This article originally appeared on techpoint.org.
A study published earlier this year, “Why Millennials Won’t Eat Cereal,” premised that this 20- to 30-something demographic shies away from the breakfast food because it’s too much work to prepare and clean up.
Articles bemoaning millennials have been in vogue for some time now. Why millennials are slackers. Why millennials feel entitled. Why millennials are to blame for natural disasters. You get the idea.
My day job involves interacting with millennials on a regular basis. In particular, I work with a lot of tech companies, many of whom were either founded by millennials or who have millennials in key leadership positions. My experience with this generation is a far cry from these undesirable stereotypes. The millennials I work with day in and day out are not slackers; they are superstars.
Take Santiago Jaramillo, CEO and founder of Bluebridge. The first time I met Santiago he was interviewing me about helping Bluebridge with its growth. Within a couple of minutes of our conversation, I instantly recognized (as do most people who meet Santiago) that he had the qualities of someone poised for great success. His questions about my industry (his first foray into it) were perceptive and smart. His interpersonal skills were those of a seasoned professional. And his blueprint for Bluebridge’s success clear and well-reasoned. Bluebridge has since become one of Indy’s great tech success stories. Santiago will be the first to tell you his team deserves the credit, but his leadership and vision are leading the way.
Tom Hanley at Nine13sports represents another remarkable facet of millennial entrepreneurs. Unlike some of my contemporaries who see the wealth they accumulate during their careers as a vehicle to give back after they retire, Tom is like many millennial entrepreneurs making their career their vocation, literally giving back to the community in the work that they do. In Tom’s case, that work involves using his love of bike-riding to promote wellness in today’s youth through Nine13sports Kids Riding Bikes programs. Running (or should I say biking) this not-for-profit is Tom’s day job. He’s not waiting until he retires to do great things for the community — he’s doing them right now.
The spirit of millennialism was prevalent at a recent event hosted by Dustin Sapp, CEO and co-founder of Octiv (formerly TinderBox). I was privileged to be on-hand for the rollout of Octiv’s rebrand, and was struck by the youth, vigor and passion in the room. Dustin and his team have populated Octiv’s workforce with millennials from new hire positions to key leadership roles. With their recent announcement of plans to create 200+ new jobs over the next several years, Dustin sees the future of his company in millennials and has doubled down on their promise.

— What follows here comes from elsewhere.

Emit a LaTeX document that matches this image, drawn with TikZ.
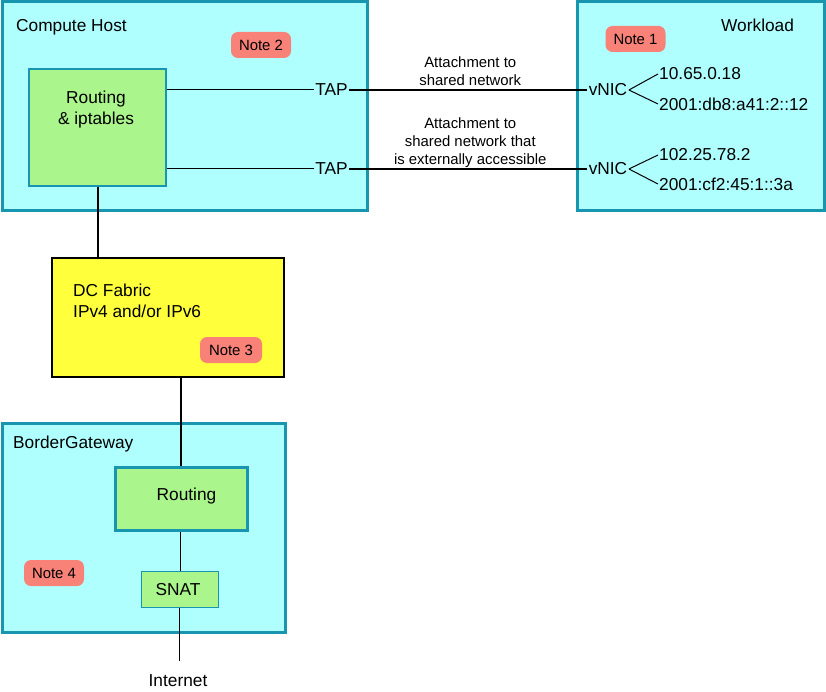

Fearlessness and impatience, two adjectives often used as pejoratives to describe millennials, are the fuel driving some of their greatest success stories. For those of us who make up the 40 and older crowd and are taken aback by the impudence of millennials, wanting them to wait their turn to be successful or remake the world, my message is this: It’s time to get over ourselves. Millennials are a critical part of our future. And cereal is overrated.